Déplacer les émissions de CO2, plutôt que les supprimer
La solution de Seabound repose sur la réaction chimique selon laquelle du dioxyde de carbone et de l’oxyde de calcium réagissent pour donner du carbonate de calcium : CaO + CO2 -> CaCO3.
Or, l’oxyde de calcium, autrement dit la chaux vive, est très rare à l’état naturel. Pour en produire, il est nécessaire d’utiliser… du carbonate de calcium ! Des minéraux calcaires sont chauffés dans des fours à haute température. Lorsque la température dépasse les 900 °C, le carbonate de calcium présent dans ces minéraux se transforme en oxyde de calcium moyennant un dégagement de dioxyde de carbone : CaCO3 -> CaO + CO2. C’est ce qu’on appelle la calcination du calcaire.
En d’autres termes, la solution proposée par Seabound ne permet pas de décarboner. Elle ne semble être, au mieux, qu’un déplacement de l’endroit d’où sont générées les émissions de CO2. Celles-ci n’ont plus lieu au niveau du navire, mais en amont, au niveau de l’usine de production d’oxyde de calcium. Dans le pire des cas, si le site de production de chaux vive n’a pas de mix énergétique décarboné, cette solution entraîne même des émissions supplémentaires de CO2 du fait de l’énergie nécessaire pour générer la réaction de calcination. Si la société ne le précise pas, on peut imaginer que cette solution ait l’intérêt de concentrer les émissions de CO2 en des lieux précis, à terre, ce qui permettrait de mieux les valoriser pour produire, par exemple, des carburants de synthèse.

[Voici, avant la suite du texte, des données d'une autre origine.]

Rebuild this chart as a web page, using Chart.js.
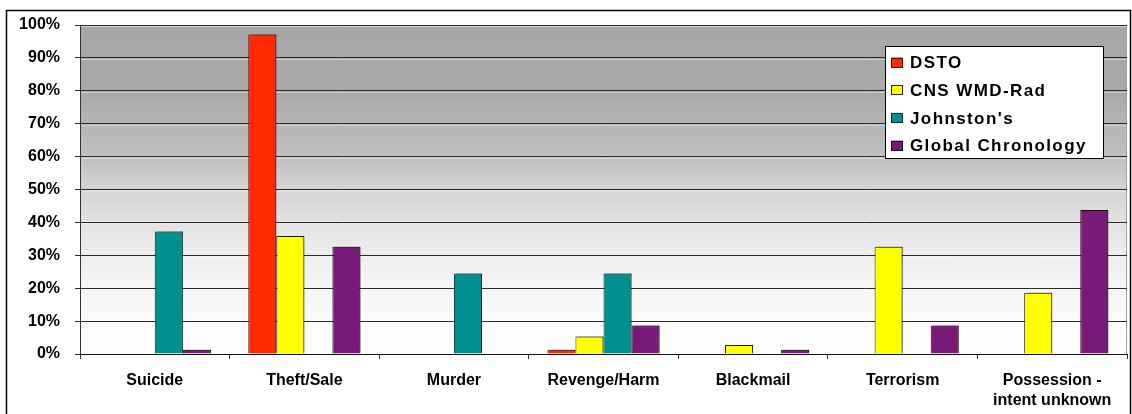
<!DOCTYPE html>
<html>
<head>
<meta charset="utf-8">
<script src="https://cdn.jsdelivr.net/npm/chart.js@4.4.1/dist/chart.umd.min.js"></script>
<style>
html,body{margin:0;padding:0;background:#fff;}
#wrap{position:relative;width:1132px;height:414px;}
</style>
</head>
<body>
<div id="wrap"><canvas id="c" width="1132" height="414"></canvas></div>
<script>
const categories = ['Suicide', 'Theft/Sale', 'Murder', 'Revenge/Harm', 'Blackmail', 'Terrorism', ['Possession -', 'intent unknown']];
const seriesNames = ['DSTO', 'CNS WMD-Rad', "Johnston's", 'Global Chronology'];
const dsto = [0, 97.1, 0, 1.3, 0, 0, 0];
const cnsWmdRad = [0, 35.9, 0, 5.3, 2.7, 32.6, 18.6];
const johnstons = [37.2, 0, 24.5, 24.5, 0, 0, 0];
const globalChronology = [1.3, 32.6, 0, 8.7, 1.3, 8.7, 43.8];
const yTicks = [0, 10, 20, 30, 40, 50, 60, 70, 80, 90, 100];

const fills = ['#ff2a00', '#ffff00', '#009090', '#7a1a78'];
const borders = ['#5a0800', '#2a2a00', '#003030', '#1a061a'];
const FONT = '"Liberation Sans", Arial, sans-serif';

const bgPlugin = {
  id: 'bg',
  beforeDraw(chart) {
    const {ctx, chartArea: a} = chart;
    ctx.save();
    const g = ctx.createLinearGradient(0, a.top, 0, a.bottom);
    g.addColorStop(0, '#a6a6a6');
    g.addColorStop(0.2, '#a9a9a9');
    g.addColorStop(0.4, '#c0c0c0');
    g.addColorStop(0.5, '#d4d4d4');
    g.addColorStop(0.6, '#e2e2e2');
    g.addColorStop(0.7, '#eeeeee');
    g.addColorStop(0.8, '#f6f6f6');
    g.addColorStop(0.9, '#fbfbfb');
    g.addColorStop(1, '#fefefe');
    ctx.fillStyle = g;
    ctx.fillRect(a.left, a.top, a.right - a.left, a.bottom - a.top);
    // light highlight below each gridline
    const ys = chart.scales.y;
    ctx.strokeStyle = 'rgba(255,255,255,0.5)';
    ctx.lineWidth = 1;
    yTicks.forEach(v => {
      if (v === 0) return;
      const y = ys.getPixelForValue(v) + 1.5;
      ctx.beginPath(); ctx.moveTo(a.left, y); ctx.lineTo(a.right, y); ctx.stroke();
    });
    // plot border (light)
    ctx.strokeStyle = '#a0a0a0';
    ctx.beginPath();
    ctx.moveTo(a.left, a.top + 0.5); ctx.lineTo(a.right - 0.5, a.top + 0.5); ctx.lineTo(a.right - 0.5, a.bottom);
    ctx.stroke();
    ctx.restore();
  },
  beforeDatasetsDraw(chart) {
    const ctx = chart.ctx;
    ctx.save();
    ctx.shadowColor = 'rgba(0,0,0,0.35)';
    ctx.shadowOffsetX = 2;
    ctx.shadowOffsetY = -1;
    ctx.shadowBlur = 0;
  },
  afterDatasetsDraw(chart) {
    chart.ctx.restore();
  },
  afterDraw(chart) {
    const ctx = chart.ctx;
    ctx.save();
    // outer border
    ctx.strokeStyle = '#000';
    ctx.lineWidth = 1.5;
    ctx.strokeRect(6.5, 10.5, 1124, 420);
    // legend
    const lx = 885.5, ly = 46.5, lw = 218, lh = 112;
    ctx.fillStyle = '#fff';
    ctx.fillRect(lx, ly, lw, lh);
    ctx.lineWidth = 1;
    ctx.strokeStyle = '#000';
    ctx.strokeRect(lx, ly, lw, lh);
    ctx.font = 'bold 17px ' + FONT;
    ctx.textBaseline = 'middle';
    ctx.textAlign = 'left';
    try { ctx.letterSpacing = '1.4px'; } catch (e) {}
    seriesNames.forEach((n, i) => {
      const cy = 62.5 + i * 27.7;
      ctx.fillStyle = fills[i];
      ctx.fillRect(891, cy - 5, 12, 10);
      ctx.strokeStyle = borders[i];
      ctx.lineWidth = 1;
      ctx.strokeRect(891.5, Math.round(cy - 5) + 0.5, 11, 9);
      ctx.fillStyle = '#000';
      ctx.fillText(n, 910, cy + 1);
    });
    ctx.restore();
  }
};

const series = [dsto, cnsWmdRad, johnstons, globalChronology];

new Chart(document.getElementById('c'), {
  type: 'bar',
  data: {
    labels: categories,
    datasets: series.map((d, i) => ({
      label: seriesNames[i],
      data: d,
      backgroundColor: fills[i],
      borderColor: borders[i],
      borderWidth: 1,
      borderSkipped: 'bottom',
      categoryPercentage: 0.75,
      barPercentage: 1.0
    }))
  },
  options: {
    responsive: false,
    animation: false,
    devicePixelRatio: 1,
    layout: { padding: { left: 0, top: 25, right: 5, bottom: 0 } },
    plugins: { legend: { display: false }, tooltip: { enabled: false } },
    scales: {
      x: {
        grid: { display: true, drawOnChartArea: false, offset: true, tickLength: 5, color: '#333' },
        border: { display: true, color: '#111', width: 1 },
        ticks: { color: '#000', font: { family: FONT, size: 16, weight: 'bold', lineHeight: 1.25 }, padding: 12, maxRotation: 0, autoSkip: false },
        afterFit(s) { s.height = 60; }
      },
      y: {
        min: 0, max: 100,
        afterBuildTicks(s) { s.ticks = yTicks.map(v => ({ value: v })); },
        grid: { color: '#2a2a2a', tickLength: 5, lineWidth: 1 },
        border: { display: true, color: '#333', width: 1 },
        ticks: { color: '#000', font: { family: FONT, size: 16, weight: 'bold' }, padding: 15, callback: v => v + '%' },
        afterFit(s) { s.width = 80; }
      }
    }
  },
  plugins: [bgPlugin]
});
</script>
</body>
</html>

Cette solution présente également l’avantage de capturer les sulfures, un gaz à effet de serre moins connu que le CO2, mais tout aussi néfaste. Sur ce point, la startup annonce avoir réussi à en capturer 90 % durant cette expérimentation.
Un intérêt financier ?
L’intérêt de cette solution pourrait par ailleurs être d’ordre financier pour les entreprises de transport maritime. En effet, le prix de la chaux vive s’échangeait, fin 2023, à 164 dollars la tonne en Europe. Le carbonate de calcium, en fonction de sa pureté, coûte plus cher. En Belgique, lors du dernier trimestre de 2023, il coûtait aux alentours de 340 dollars par tonne. Ainsi, la revente du matériau obtenu grâce au système mis au point par Seabound pourrait compenser le prix de l’installation et de la maintenance du système, voire même générer un bénéfice.
Commentaires
Décarboner à la chaux vive!
"...les sulfures, un gaz à effet de serre moins connu que le CO2, mais tout aussi néfaste."
Êtes-vous certain de votre affirmation ?
J'avais plutôt dans l'esprit que les sulfures avaient un effet refroidissant sur le climat, à l'image des dégagement de souffre des volcans qui sont connus pour leur effet de refroidissement de l'atmosphère.
Pouvez-vous vérifier vos sources, voire nous les communiquer ? SVP
Votre remarque semble tout-à-fait fondée. Le GIEC distingue deux aspects dans le réchauffement climatique. L’un, positif, provoqué par l’augmentation des GES et dont on estime l’impact aujourd’hui à 1,5°C, et l’autre, négatif, provoqué par les aérosols et dont l’impact est de -0,4°C, d’où le consensus actuel autour de +1,1°C. Et parmi les contributeurs au refroidissement, le dioxyde de soufre (SO2) (source GIEC AR6). Le SO3 est lié aux émissions de particules fines, notamment dans le transport maritime, et c’est la raison pour laquelle des directives ont été prises pour réduire la teneur en soufre dans les fuels lourds des navires.
Les oxydes de soufre ne contribuent donc pas au RCC, mais ils possèdent suffisamment de défauts pour ne pas les considérer comme une solution.